There’s the Thames in London, and in Europe, the most popular of them, the Seine in Paris, the Rhine waterway and the beautiful Danube. And of course, our own dying, polluted Pasig, which will now have a parallel elevated expressway.

When I first came to Manila in 1938, I used to swim in it after my high school classes in the afternoons. It had only three bridges then – Ayala, Santa Cruz, and Jones. The interisland boats docked near the Jones Bridge together with the presidential yacht, Icasiana. I finally saw the sea, the Pasig emptying into it. And on a personal note – I have crossed a lot of bridges – and some, if I may continue with metaphors, I have burned.

Like Manhattan, which is bracketed by two rivers, my hometown is also wedged in by two creeks. As a boy, I had swam in both and traced where the two joined to form one river that joined the Agno. The water in the Agno, coming as it does from the Cordilleras, is much cooler. I used to gather old pine splinters buried in its bottom and used them for kindling fire. In the 1930s, an earthen dike on both banks of the Agno was built to contain its overflow. When the dikes are breached, Western Pangasinan becomes a light brown sea.

All over the world, dams have been built to hold water and provide power and irrigation. Some are megalithic structures that took years to construct. Violent conflicts have resulted from these constructions – the damming of the Mekong up in China, of the Nile which cuts across Africa. On a smaller scale, similar conflicts, often violent, erupt when a landlord or rich farmer denies irrigation water to others. It may interest our people to know that one of the most viable arrangements to equitably distribute water has been in existence in the Ilocos region since the Spanish regime.

It is heartwarming to know, too, and to see that Manila Bay is being cleaned and very soon, the Pasig, too, which may be more difficult and will take longer because the esteros which empty into the Pasig must be cleaned, too. This is how the land – and the body, too, is made alive.

I witnessed the building of the earthen Ambuklao Dam in the Cordilleras; the inundation and disappearance of villages and soon, as more dams were built, the violent opposition of people who will lose their ancestral land.

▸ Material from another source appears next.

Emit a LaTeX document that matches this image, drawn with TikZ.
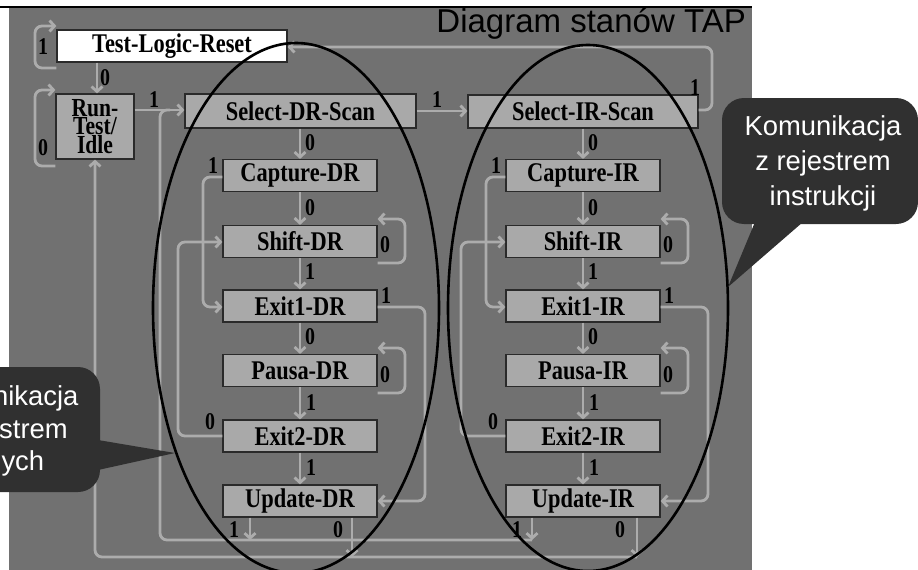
\documentclass[tikz,border=0pt]{standalone}
\usepackage{fontspec}
\setmainfont{Liberation Sans}
\newfontfamily\stfont{Liberation Serif}[FakeStretch=0.83]
\usetikzlibrary{arrows.meta}
\definecolor{panelc}{HTML}{717171}
\definecolor{connc}{HTML}{ACACAC}
\definecolor{boxc}{HTML}{A9A9A9}
\definecolor{edgec}{HTML}{2A2A2A}
\definecolor{callc}{HTML}{303030}
\begin{document}
\begin{tikzpicture}[x=1pt,y=-1pt,
 stbox/.style={draw=edgec, fill=boxc, line width=1.2pt, inner sep=0pt, minimum width=154pt, minimum height=32pt, font=\stfont\bfseries\fontsize{27}{27}\selectfont},
 lbl/.style={inner sep=0pt, font=\stfont\bfseries\fontsize{24}{24}\selectfont},
 conn/.style={draw=connc, line width=2.8pt, rounded corners=7pt},
 arr/.style={conn, -{Straight Barb[length=5pt,width=11pt]}},
 calltext/.style={anchor=base, inner sep=0pt, text=white, font=\fontsize{27.4}{27.4}\selectfont},
 ellip/.style={draw=black, line width=2.6pt}
]
\useasboundingbox (0,0) rectangle (918,570);
\clip (0,0) rectangle (918,570);
\fill[panelc] (9,7) rectangle (752,570);
\draw[black, line width=1.5pt] (0,7) -- (752,7);
\node[anchor=base east, inner sep=0pt, font=\fontsize{33}{33}\selectfont] (title) at (746,32) {Diagram stanów TAP};

% states
\node[stbox, fill=white, minimum width=230pt] (tlr) at (172,46) {Test-Logic-Reset};
\node[stbox, minimum width=78pt, minimum height=65pt, align=center, font=\stfont\bfseries\fontsize{26}{18.5}\selectfont] (rti) at (95,126.5) {Run-\\Test/\\Idle};
\node[stbox, minimum width=231pt, minimum height=34pt] (selD) at (300.5,111) {Select-DR-Scan};
\node[stbox, minimum width=230pt, minimum height=33pt] (selI) at (583,111.5) {Select-IR-Scan};

\foreach \col/\dx in {D/0,I/283}{
  \node[stbox] (cap\col) at (300+\dx,175.5) {Capture-\col R};
  \node[stbox] (sh\col) at (300+\dx,241.5) {Shift-\col R};
  \node[stbox] (ex1\col) at (300+\dx,306) {Exit1-\col R};
  \node[stbox] (pa\col) at (300+\dx,370.5) {Pausa-\col R};
  \node[stbox] (ex2\col) at (300+\dx,436) {Exit2-\col R};
  \node[stbox] (up\col) at (300+\dx,501) {Update-\col R};
  % connectors
  \draw[arr] (cap\col.north |- sel\col.south) -- (cap\col.north);
  \draw[arr] (cap\col.south) -- (sh\col.north);
  \draw[arr] (sh\col.south) -- (ex1\col.north);
  \draw[arr] (ex1\col.south) -- (pa\col.north);
  \draw[arr] (pa\col.south) -- (ex2\col.north);
  \draw[arr] (ex2\col.south) -- (up\col.north);
  \draw[arr] (cap\col.west |- 0,177) -- (203+\dx,177) -- (203+\dx,307) -- (ex1\col.west |- 0,307);
  \draw[arr] (sh\col.east |- 0,263) -- (405+\dx,263) -- (405+\dx,219) -- (sh\col.east |- 0,219);
  \draw[arr] (ex1\col.east |- 0,307) -- (425+\dx,307) -- (425+\dx,501) -- (up\col.east |- 0,501);
  \draw[arr] (pa\col.east |- 0,393) -- (405+\dx,393) -- (405+\dx,348) -- (pa\col.east |- 0,348);
  \draw[arr] (ex2\col.west |- 0,436) -- (178+\dx,436) -- (178+\dx,242) -- (sh\col.west |- 0,242);
  % labels
  \node[lbl] (la\col) at (310+\dx,143) {0};
  \node[lbl] (lb\col) at (213+\dx,166) {1};
  \node[lbl] (lc\col) at (310+\dx,208) {0};
  \node[lbl] (ld\col) at (385+\dx,245) {0};
  \node[lbl] (le\col) at (310+\dx,272) {1};
  \node[lbl] (lf\col) at (386+\dx,296) {1};
  \node[lbl] (lg\col) at (310+\dx,337) {0};
  \node[lbl] (lh\col) at (385+\dx,375) {0};
  \node[lbl] (li\col) at (311+\dx,403) {1};
  \node[lbl] (lj\col) at (210+\dx,422) {0};
  \node[lbl] (lk\col) at (311+\dx,468) {1};
}

% top connectors
\draw[arr] (tlr.west |- 0,68) -- (35,68) -- (35,26) -- (tlr.west |- 0,26);
\draw[arr] (tlr.south -| 97,0) -- (rti.north -| 97,0);
\draw[arr] (rti.west |- 0,166) -- (35,166) -- (35,90) -- (rti.west |- 0,90);
\draw[arr] (rti.east |- 0,110) -- (selD.west |- 0,110);
\draw[arr] (selD.east |- 0,111) -- (selI.west |- 0,111);
\draw[arr] (selI.east |- 0,110) -- (712,110) -- (712,47) -- (tlr.east |- 0,47);
% bottom return lines
\coordinate (ja) at (532,540);
\coordinate (jb) at (637,557);
\draw[conn] (ja) -- (160,540) -- (160,110) -- (170,110);
\draw[arr] (jb) -- (95,557) -- (rti.south -| 95,0);
\draw[arr] (upD.south -| 250,0) -- (250,540);
\draw[arr] (upD.south -| 352,0) -- (352,557);
\draw[arr] (upI.south -| 532,0) -- (ja);
\draw[arr] (upI.south -| 637,0) -- (jb);

% other labels
\node[lbl] (m1) at (43,47) {1};
\node[lbl] (m2) at (105,78) {0};
\node[lbl] (m3) at (43,148) {0};
\node[lbl] (m4) at (154,100) {1};
\node[lbl] (m5) at (437,100) {1};
\node[lbl] (m6) at (695,88) {1};
\node[lbl] (m7) at (234,530) {1};
\node[lbl] (m8) at (338,530) {0};
\node[lbl] (m9) at (517,530) {1};
\node[lbl] (m10) at (620,530) {0};

% ellipses
\draw[ellip] (296,308) ellipse [x radius=143pt, y radius=265pt];
\draw[ellip] (588,308) ellipse [x radius=140pt, y radius=263pt];

% callouts
\fill[callc, rounded corners=22pt] (-100,367) rectangle (100,492);
\fill[callc] (98,440) -- (175,453) -- (98,470) -- cycle;
\fill[callc, rounded corners=22pt] (722,98) rectangle (918,224);
\fill[callc] (755,222) -- (728,287) -- (803,222) -- cycle;
\node[calltext] (r1) at (823,135) {Komunikacja};
\node[calltext] (r2) at (823,170) {z rejestrem};
\node[calltext] (r3) at (823,205) {instrukcji};
\node[calltext] (q1) at (0,405) {Komunikacja};
\node[calltext] (q2) at (0,438) {z rejestrem};
\node[calltext] (q3) at (0,470) {danych};
\end{tikzpicture}
\end{document}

Water, which is all around us since our birth, is so ordinary. We hardly think of it until there is a flood or a shortage. As scientists probe the galaxies, they eagerly look for traces of water; it means life. So, for once, as you hold up that glass, think of what it symbolizes, its implications, how as liquid, it is powerless, until it becomes a raging flood, a tsunami. Think of it as the deluge for which Noah built his ark. It is God’s precious gift, holy as life itself, precious as blood, as freedom.

And to paraphrase Judge Learned Hand, “It lives only in the heart, and if it dies there, no court of law or constitution can ever bring it back to life.”